[Your task] Output the line that holds "Convert this chart", the line that holds "26, 28, 30];", and every line between them, exactly, but none of the pictures.

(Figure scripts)

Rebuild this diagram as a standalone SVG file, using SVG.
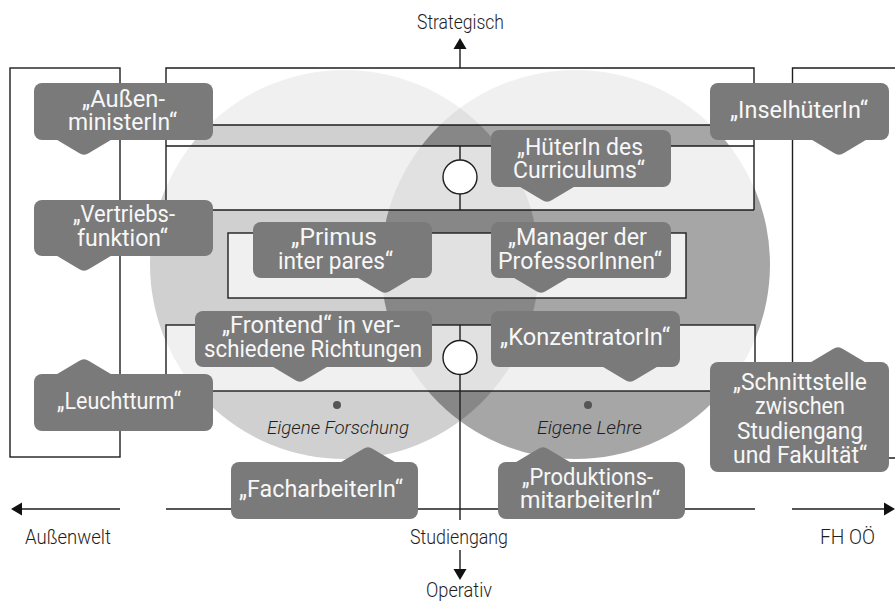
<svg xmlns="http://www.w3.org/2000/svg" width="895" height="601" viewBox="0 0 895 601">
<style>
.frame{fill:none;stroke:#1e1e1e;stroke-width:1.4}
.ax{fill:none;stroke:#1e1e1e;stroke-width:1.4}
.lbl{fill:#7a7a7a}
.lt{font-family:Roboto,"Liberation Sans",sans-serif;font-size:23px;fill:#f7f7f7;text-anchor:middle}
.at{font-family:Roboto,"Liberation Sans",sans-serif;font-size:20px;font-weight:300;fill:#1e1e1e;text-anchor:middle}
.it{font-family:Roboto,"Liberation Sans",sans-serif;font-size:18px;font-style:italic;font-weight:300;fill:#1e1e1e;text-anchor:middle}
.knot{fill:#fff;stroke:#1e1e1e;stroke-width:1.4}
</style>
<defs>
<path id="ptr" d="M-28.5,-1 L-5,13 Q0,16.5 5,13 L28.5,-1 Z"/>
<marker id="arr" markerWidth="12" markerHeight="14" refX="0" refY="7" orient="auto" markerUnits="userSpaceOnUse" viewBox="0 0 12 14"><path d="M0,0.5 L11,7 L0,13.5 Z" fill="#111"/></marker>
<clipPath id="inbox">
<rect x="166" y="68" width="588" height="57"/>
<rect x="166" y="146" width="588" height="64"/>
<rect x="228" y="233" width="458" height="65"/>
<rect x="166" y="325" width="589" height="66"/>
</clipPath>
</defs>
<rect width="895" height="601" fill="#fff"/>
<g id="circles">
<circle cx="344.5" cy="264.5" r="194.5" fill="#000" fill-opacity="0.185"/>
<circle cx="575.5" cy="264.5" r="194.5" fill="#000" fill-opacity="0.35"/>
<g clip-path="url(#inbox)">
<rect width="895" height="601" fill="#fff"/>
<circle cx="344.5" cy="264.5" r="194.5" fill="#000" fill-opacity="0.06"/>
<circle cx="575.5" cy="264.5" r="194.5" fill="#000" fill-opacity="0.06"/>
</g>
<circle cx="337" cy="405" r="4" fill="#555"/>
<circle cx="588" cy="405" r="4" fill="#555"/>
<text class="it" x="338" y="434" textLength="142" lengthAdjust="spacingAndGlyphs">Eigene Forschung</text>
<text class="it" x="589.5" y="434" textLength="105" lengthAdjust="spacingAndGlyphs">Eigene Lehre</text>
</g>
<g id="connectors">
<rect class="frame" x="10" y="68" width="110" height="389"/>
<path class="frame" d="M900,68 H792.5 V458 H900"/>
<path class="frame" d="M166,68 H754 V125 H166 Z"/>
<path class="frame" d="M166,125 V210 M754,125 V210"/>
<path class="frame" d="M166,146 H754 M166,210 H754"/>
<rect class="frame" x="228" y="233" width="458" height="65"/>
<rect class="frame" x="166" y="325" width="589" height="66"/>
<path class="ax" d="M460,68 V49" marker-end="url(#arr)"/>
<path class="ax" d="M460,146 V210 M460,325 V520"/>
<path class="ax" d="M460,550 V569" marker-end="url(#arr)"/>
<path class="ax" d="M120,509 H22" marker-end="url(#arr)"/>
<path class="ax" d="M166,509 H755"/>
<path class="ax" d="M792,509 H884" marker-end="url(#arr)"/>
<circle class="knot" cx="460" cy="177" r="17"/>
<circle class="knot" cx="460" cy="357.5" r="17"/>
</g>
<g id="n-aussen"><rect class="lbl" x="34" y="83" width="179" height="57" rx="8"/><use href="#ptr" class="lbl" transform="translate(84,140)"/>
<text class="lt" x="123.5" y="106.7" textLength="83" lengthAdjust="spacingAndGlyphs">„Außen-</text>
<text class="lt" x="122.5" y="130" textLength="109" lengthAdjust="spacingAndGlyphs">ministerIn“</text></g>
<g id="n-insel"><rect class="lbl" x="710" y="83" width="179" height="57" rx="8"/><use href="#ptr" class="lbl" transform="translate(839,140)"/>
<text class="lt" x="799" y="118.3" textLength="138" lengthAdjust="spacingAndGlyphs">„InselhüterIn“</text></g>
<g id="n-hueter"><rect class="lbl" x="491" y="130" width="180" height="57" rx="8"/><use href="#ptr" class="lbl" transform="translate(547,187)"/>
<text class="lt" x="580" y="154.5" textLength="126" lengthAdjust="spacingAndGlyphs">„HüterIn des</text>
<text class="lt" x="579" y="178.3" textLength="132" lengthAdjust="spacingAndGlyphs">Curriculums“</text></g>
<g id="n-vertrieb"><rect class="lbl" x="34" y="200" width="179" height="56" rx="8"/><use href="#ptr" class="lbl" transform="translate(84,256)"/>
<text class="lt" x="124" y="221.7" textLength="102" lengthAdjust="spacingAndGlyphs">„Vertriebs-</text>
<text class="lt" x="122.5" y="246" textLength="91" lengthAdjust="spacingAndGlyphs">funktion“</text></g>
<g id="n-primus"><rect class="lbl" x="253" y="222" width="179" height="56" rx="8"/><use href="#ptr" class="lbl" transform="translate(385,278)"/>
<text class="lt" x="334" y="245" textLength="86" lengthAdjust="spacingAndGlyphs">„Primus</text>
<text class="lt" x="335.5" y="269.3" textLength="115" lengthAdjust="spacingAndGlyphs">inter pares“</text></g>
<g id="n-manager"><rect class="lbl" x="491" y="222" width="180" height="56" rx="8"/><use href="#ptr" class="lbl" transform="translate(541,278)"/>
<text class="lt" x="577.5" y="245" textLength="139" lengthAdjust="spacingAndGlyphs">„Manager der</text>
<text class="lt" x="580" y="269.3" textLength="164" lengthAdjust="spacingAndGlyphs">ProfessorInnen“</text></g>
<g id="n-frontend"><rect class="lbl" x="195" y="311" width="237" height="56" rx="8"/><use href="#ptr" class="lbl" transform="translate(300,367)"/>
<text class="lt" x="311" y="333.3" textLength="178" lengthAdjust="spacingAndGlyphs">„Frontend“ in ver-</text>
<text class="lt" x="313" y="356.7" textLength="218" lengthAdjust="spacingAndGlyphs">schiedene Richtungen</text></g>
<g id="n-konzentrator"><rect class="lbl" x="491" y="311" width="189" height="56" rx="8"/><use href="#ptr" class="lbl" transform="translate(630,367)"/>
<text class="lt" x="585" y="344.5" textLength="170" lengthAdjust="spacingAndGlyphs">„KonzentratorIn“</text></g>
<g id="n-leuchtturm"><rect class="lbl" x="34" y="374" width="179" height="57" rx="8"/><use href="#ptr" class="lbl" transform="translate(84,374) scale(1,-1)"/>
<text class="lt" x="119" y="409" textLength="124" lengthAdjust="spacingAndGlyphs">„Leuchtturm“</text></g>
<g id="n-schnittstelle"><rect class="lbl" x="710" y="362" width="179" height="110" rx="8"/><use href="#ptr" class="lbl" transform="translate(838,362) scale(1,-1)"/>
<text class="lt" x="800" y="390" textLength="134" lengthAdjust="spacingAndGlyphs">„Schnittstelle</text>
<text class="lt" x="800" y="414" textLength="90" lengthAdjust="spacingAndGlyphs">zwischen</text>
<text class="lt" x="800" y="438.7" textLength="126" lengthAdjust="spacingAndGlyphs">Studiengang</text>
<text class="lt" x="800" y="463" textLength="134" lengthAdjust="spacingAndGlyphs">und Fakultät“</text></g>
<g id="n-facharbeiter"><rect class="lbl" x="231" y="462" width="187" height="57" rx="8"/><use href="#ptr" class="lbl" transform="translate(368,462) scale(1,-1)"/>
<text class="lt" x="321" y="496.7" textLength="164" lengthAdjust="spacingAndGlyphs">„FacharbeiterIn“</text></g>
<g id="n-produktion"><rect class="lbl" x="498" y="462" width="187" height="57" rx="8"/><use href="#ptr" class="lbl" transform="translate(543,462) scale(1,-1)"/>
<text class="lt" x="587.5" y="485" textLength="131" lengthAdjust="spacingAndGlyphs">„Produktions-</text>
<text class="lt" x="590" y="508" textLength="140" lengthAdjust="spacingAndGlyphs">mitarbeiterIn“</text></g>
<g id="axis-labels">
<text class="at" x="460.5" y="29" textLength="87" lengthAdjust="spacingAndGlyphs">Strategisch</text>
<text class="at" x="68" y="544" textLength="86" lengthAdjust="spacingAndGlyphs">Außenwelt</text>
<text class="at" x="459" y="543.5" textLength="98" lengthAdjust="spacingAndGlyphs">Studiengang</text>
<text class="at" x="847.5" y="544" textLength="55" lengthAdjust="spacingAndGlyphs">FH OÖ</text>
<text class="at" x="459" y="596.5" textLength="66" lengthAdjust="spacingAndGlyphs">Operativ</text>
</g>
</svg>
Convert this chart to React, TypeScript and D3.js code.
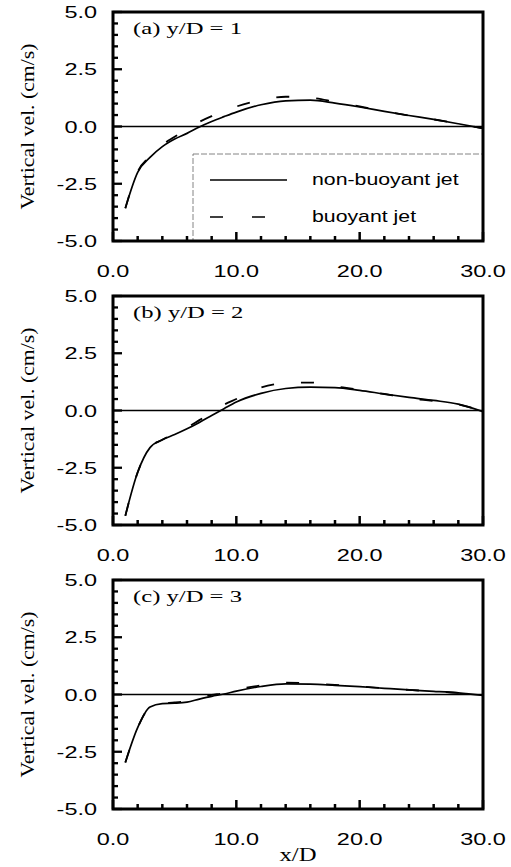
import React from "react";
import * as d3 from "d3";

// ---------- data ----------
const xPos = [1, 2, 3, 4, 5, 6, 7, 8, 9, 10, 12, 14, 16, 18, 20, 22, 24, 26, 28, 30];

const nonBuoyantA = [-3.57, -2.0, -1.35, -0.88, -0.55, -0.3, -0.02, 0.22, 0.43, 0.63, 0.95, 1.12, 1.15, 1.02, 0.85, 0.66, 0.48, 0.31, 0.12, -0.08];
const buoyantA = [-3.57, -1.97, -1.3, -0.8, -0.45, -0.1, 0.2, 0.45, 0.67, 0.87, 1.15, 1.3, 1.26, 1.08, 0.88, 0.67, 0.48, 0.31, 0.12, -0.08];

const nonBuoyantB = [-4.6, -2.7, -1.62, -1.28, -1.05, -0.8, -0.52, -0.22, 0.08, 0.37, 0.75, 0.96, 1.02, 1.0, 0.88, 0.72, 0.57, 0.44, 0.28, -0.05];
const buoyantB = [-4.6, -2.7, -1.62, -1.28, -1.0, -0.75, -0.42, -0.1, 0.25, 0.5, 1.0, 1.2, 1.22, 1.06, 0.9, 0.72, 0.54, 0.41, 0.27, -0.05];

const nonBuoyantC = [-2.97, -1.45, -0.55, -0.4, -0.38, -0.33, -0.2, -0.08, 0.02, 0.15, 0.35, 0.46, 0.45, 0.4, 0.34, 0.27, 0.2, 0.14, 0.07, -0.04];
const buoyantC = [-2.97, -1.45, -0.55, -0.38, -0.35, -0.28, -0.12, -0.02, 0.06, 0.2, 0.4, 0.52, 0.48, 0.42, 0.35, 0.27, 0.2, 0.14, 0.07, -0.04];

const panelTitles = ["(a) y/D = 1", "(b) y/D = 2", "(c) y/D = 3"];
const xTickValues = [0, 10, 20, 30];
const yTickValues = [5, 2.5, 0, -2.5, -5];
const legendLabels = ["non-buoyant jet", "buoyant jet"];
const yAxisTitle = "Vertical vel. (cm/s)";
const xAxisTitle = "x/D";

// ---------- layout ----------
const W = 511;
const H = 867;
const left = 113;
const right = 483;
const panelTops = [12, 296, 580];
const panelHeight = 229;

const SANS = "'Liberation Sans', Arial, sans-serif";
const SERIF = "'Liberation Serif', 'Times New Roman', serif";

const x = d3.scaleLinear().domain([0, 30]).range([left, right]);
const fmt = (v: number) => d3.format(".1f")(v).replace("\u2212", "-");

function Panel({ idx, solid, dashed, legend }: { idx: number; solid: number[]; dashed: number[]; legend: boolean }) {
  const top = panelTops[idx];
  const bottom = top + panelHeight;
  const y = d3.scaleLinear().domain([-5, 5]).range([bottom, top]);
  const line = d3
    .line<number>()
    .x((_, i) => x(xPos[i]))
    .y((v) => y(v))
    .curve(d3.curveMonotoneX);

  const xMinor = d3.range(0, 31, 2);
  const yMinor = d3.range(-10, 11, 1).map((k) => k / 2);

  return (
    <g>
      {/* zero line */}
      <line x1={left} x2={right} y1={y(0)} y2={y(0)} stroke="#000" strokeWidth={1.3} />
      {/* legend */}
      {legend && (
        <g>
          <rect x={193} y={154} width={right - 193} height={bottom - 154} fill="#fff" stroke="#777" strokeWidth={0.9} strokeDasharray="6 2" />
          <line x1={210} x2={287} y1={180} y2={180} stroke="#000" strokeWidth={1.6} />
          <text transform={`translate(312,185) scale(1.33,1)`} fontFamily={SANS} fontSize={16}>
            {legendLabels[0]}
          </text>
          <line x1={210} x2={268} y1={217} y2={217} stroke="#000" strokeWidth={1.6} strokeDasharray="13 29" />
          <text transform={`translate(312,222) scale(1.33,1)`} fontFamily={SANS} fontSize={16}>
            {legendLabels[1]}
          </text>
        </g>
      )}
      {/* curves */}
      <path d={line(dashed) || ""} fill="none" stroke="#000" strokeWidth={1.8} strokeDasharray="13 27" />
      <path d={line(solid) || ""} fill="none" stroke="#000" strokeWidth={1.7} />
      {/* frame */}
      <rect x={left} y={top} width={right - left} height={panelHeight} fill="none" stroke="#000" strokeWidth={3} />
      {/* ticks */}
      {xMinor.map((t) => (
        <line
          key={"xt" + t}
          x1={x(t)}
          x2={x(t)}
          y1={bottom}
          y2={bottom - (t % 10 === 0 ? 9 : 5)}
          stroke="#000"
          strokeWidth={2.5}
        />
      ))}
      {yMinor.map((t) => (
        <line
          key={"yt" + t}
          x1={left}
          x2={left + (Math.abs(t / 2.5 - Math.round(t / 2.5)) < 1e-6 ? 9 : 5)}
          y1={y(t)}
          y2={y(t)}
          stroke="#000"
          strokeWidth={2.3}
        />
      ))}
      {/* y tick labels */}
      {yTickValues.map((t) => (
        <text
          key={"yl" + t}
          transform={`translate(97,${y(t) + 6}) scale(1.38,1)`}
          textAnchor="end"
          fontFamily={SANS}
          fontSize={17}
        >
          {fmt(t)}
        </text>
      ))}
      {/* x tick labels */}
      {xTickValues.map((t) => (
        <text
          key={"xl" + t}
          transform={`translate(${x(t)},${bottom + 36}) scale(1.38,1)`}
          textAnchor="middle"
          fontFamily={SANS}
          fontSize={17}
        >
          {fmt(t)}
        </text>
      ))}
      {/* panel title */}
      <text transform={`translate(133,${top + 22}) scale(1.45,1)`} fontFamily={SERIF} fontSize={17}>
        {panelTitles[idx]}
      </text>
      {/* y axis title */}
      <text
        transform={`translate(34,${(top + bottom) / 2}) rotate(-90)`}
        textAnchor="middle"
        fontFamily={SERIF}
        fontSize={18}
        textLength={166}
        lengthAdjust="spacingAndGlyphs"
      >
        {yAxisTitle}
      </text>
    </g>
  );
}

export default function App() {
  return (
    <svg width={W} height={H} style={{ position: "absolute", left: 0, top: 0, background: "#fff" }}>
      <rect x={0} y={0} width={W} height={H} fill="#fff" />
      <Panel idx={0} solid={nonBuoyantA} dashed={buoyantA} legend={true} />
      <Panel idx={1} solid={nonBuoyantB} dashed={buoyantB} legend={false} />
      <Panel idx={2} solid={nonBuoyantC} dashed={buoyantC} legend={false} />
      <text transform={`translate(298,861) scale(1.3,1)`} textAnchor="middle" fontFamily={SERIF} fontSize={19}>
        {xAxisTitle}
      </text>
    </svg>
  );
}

[Response to this exercise]
Convert this chart to React, TypeScript and D3.js code.
import React from "react";
import * as d3 from "d3";

// ---------- data ----------
const xPos = [1, 2, 3, 4, 5, 6, 7, 8, 9, 10, 12, 14, 16, 18, 20, 22, 24, 26, 28, 30];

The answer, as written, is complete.